This topic will be a bit academic but really looks at how people are valued in organizations and how they are currently reported in the books of the organizations.

Although robots are being introduced gradually into the workplace in certain industries, the success of any organization is a function of the quality of its workforce. Quality is a function of the combination of individual skills/experience and the corporate culture of the organization. Where the corporate culture encourages professionalism, capacity development and appropriate rewards, it translates to organizations achieving their objectives through its people.

Despite the roles that people play in organizations, the value placed on people is only represented on the profit and loss statement of organizations as an expense item (Theeke & Mitchell, 2008).  Stakeholders in organizations consider people the most valuable asset of an organization (Cantrell et al., 2006; Tarantino, 2005).  However, accounting bodies are yet to agree with management scholars on the basis and principle of reporting the value of human capital on the balance sheet, therefore, the economic value of human resources only reflects as an expense item on financial statements of organizations (Mayo, 2001).  The Chartered Institute of Personnel and Development (CIPD) in 2003 reported that measuring human capital results in better HR policies and practices and should reveal the difference between real value added by employees and potential value that would have been achieved if employees’ contribution were at their full potential (Kouhy, Vedd, Yoshikawa & Innes, 2009).

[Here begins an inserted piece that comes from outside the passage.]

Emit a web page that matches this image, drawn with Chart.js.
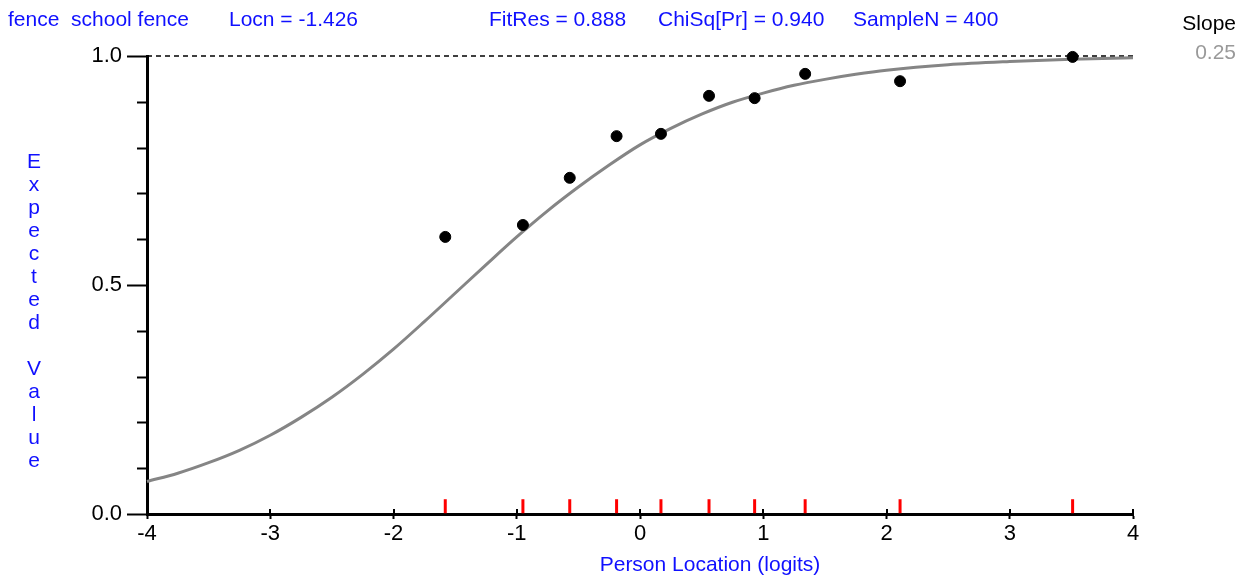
<!DOCTYPE html>
<html>
<head>
<meta charset="utf-8">
<script src="https://cdn.jsdelivr.net/npm/chart.js@4/dist/chart.umd.min.js"></script>
<style>
  html, body { margin:0; padding:0; background:#fff; }
  canvas { display:block; }
</style>
</head>
<body>
<canvas id="icc" width="1250" height="578"></canvas>
<script>
// item characteristic curve — fence / school fence
const curveX = [-4, -3.75, -3.5, -3.25, -3, -2.75, -2.5, -2.25, -2, -1.75, -1.5, -1.25, -1, -0.75, -0.5, -0.25, 0, 0.25, 0.5, 0.75, 1, 1.25, 1.5, 1.75, 2, 2.5, 3, 3.5, 4];
const curveY = [0.071, 0.089, 0.112, 0.139, 0.172, 0.211, 0.255, 0.305, 0.360, 0.420, 0.482, 0.544, 0.605, 0.662, 0.714, 0.762, 0.806, 0.842, 0.873, 0.899, 0.919, 0.936, 0.949, 0.960, 0.969, 0.981, 0.988, 0.993, 0.996];

// observed class interval means
const obsX = [-1.58, -0.95, -0.57, -0.19, 0.17, 0.56, 0.93, 1.34, 2.11, 3.51];
const obsY = [0.605, 0.631, 0.734, 0.825, 0.830, 0.913, 0.908, 0.961, 0.945, 0.998];

const xTicks = [-4, -3, -2, -1, 0, 1, 2, 3, 4];
const yTicks = [0, 0.5, 1];
const yMinor = [0.1, 0.2, 0.3, 0.4, 0.6, 0.7, 0.8, 0.9];

const headerLeft = ['fence  school fence', 'Locn = -1.426'];
const headerMid = ['FitRes = 0.888', 'ChiSq[Pr] = 0.940', 'SampleN = 400'];
const slopeLabel = 'Slope';
const slopeValue = '0.25';
const yTitle = 'Expected Value';
const xTitle = 'Person Location (logits)';

const BLUE = '#1010ff';
const FONT = 'Arial, "Liberation Sans", sans-serif';

const extras = {
  id: 'extras',
  beforeDatasetsDraw(chart) {
    const {ctx, chartArea, scales:{y}} = chart;
    // dashed reference at 1.0
    ctx.save();
    ctx.strokeStyle = '#000';
    ctx.lineWidth = 1.5;
    ctx.setLineDash([5, 4]);
    ctx.beginPath();
    ctx.moveTo(chartArea.left, y.getPixelForValue(1));
    ctx.lineTo(chartArea.right, y.getPixelForValue(1));
    ctx.stroke();
    ctx.restore();
  },
  afterDraw(chart) {
    const {ctx, chartArea, scales:{x, y}} = chart;
    ctx.save();
    ctx.strokeStyle = '#000';
    ctx.lineWidth = 2;
    // minor y ticks
    yMinor.forEach(v => {
      const py = Math.round(y.getPixelForValue(v)) + 0.5;
      ctx.beginPath();
      ctx.moveTo(chartArea.left - 10, py);
      ctx.lineTo(chartArea.left, py);
      ctx.stroke();
    });
    // x ticks poke up through the axis a little
    xTicks.forEach(v => {
      const px = Math.round(x.getPixelForValue(v));
      ctx.beginPath();
      ctx.moveTo(px, chartArea.bottom - 5);
      ctx.lineTo(px, chartArea.bottom);
      ctx.stroke();
    });

    ctx.textBaseline = 'alphabetic';
    ctx.font = '21px ' + FONT;
    ctx.fillStyle = BLUE;
    ctx.textAlign = 'left';
    ctx.fillText(headerLeft[0], 8, 26);
    ctx.fillText(headerLeft[1], 229, 26);
    ctx.fillText(headerMid[0], 489, 26);
    ctx.fillText(headerMid[1], 658, 26);
    ctx.fillText(headerMid[2], 853, 26);

    ctx.textAlign = 'right';
    ctx.fillStyle = '#000';
    ctx.fillText(slopeLabel, 1236, 30);
    ctx.fillStyle = '#999';
    ctx.fillText(slopeValue, 1236, 59);

    // stacked y title
    ctx.fillStyle = BLUE;
    ctx.textAlign = 'center';
    ctx.font = '21px ' + FONT;
    yTitle.split('').forEach((ch, i) => {
      if (ch !== ' ') ctx.fillText(ch, 34, 168 + i * 23);
    });

    // x title (sits right of the plot centre in the original)
    ctx.font = '21px ' + FONT;
    ctx.fillText(xTitle, 710, 571);
    ctx.restore();
  }
};

new Chart(document.getElementById('icc'), {
  type: 'scatter',
  data: {
    datasets: [
      {
        label: 'Expected',
        type: 'line',
        data: curveX.map((v, i) => ({x: v, y: curveY[i]})),
        borderColor: '#858585',
        borderWidth: 3,
        pointRadius: 0,
        cubicInterpolationMode: 'monotone',
        clip: false,
        order: 3
      },
      {
        label: 'Observed',
        data: obsX.map((v, i) => ({x: v, y: obsY[i]})),
        backgroundColor: '#000',
        borderColor: '#000',
        pointRadius: 5.5,
        clip: false,
        order: 1
      },
      {
        label: 'Class intervals',
        data: obsX.map(v => ({x: v, y: 0.017})),
        pointStyle: 'line',
        rotation: 90,
        pointRadius: 7,
        borderColor: '#ff0000',
        borderWidth: 3,
        clip: false,
        order: 2
      }
    ]
  },
  options: {
    responsive: false,
    animation: false,
    events: [],
    layout: {padding: {top: 56, right: 117, left: 0, bottom: 0}},
    plugins: {legend: {display: false}, tooltip: {enabled: false}},
    scales: {
      x: {
        type: 'linear', min: -4, max: 4,
        afterFit: s => { s.height = 64; },
        afterBuildTicks: s => { s.ticks = xTicks.map(v => ({value: v})); },
        ticks: {color: '#000', font: {size: 22, family: FONT}, padding: 2, maxRotation: 0,
                callback: v => String(v)},
        grid: {drawOnChartArea: false, tickLength: 5, tickWidth: 2, tickColor: '#000'},
        border: {display: true, color: '#000', width: 3}
      },
      y: {
        type: 'linear', min: 0, max: 1,
        afterFit: s => { s.width = 147; },
        afterBuildTicks: s => { s.ticks = yTicks.map(v => ({value: v})); },
        ticks: {color: '#000', font: {size: 22, family: FONT}, padding: 5,
                callback: v => Number(v).toFixed(1)},
        grid: {drawOnChartArea: false, tickLength: 20, tickWidth: 2, tickColor: '#000'},
        border: {display: true, color: '#000', width: 3}
      }
    }
  },
  plugins: [extras]
});
</script>
</body>
</html>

Items on the balance sheet are recognized as assets if the organization will derive economic benefits from them as well as have total control over the assets so that all measurable benefits accrue to the organization (Samudhram, Shanmugam & Low, 2008).  The world has however, been witnessing a transition from manufacturing-based economies to service-based economies over the past decades, as such physical assets such as plant and machinery have been replaced with knowledge and attitudes of employees (Choudhury, 2010).

Human resource accounting (HRA) is described as the art of valuing, recording, and systematically presenting the worth of human capital in the accounting books of an organization (Seth, 2009; Verma & Dewe, 2008).  The objective of HRA is to highlight the potential of human capital in monetary terms in the organization’s financial statement (Seth, 2009).  The disparity between book and market values of organizations has been attributed to the value of intangible assets or intellectual capital; omitted from the balance sheet (Samudhram, Shanmugam & Low, 2008; Sonnier, Carson & Carson, 2007).  In professional sports, for example, total remuneration of sportsmen is agreed at the beginning of the contract.  It is assumed that the remuneration package agreed for the contract period is inclusive of all benefits which in principle include retirement benefits if the contract is not renewed, or the sportsperson has to withdraw because of injury (Krautmann, Allmen, & Berri, 2009; Tang & Chen, 2009).

This is not the case in the public sector and other private sector organizations where remuneration is adjusted based on promotions, salary increases, and other allowances (Javed, Khan, Azam, & Iqbal, 2010).  Because of the fixed contract arrangement in the sports industry, the possibility of capturing an accurate value of people on the balance sheet is higher (Tollington & El-Tawy, 2010).  Previous studies have considered various formulas and models that could be used in determining employee value, such as human capital index, return on investment, the balance scorecard, the intellectual capital index, economic value added, and Tobins Q (Verma & Dewe, 2008).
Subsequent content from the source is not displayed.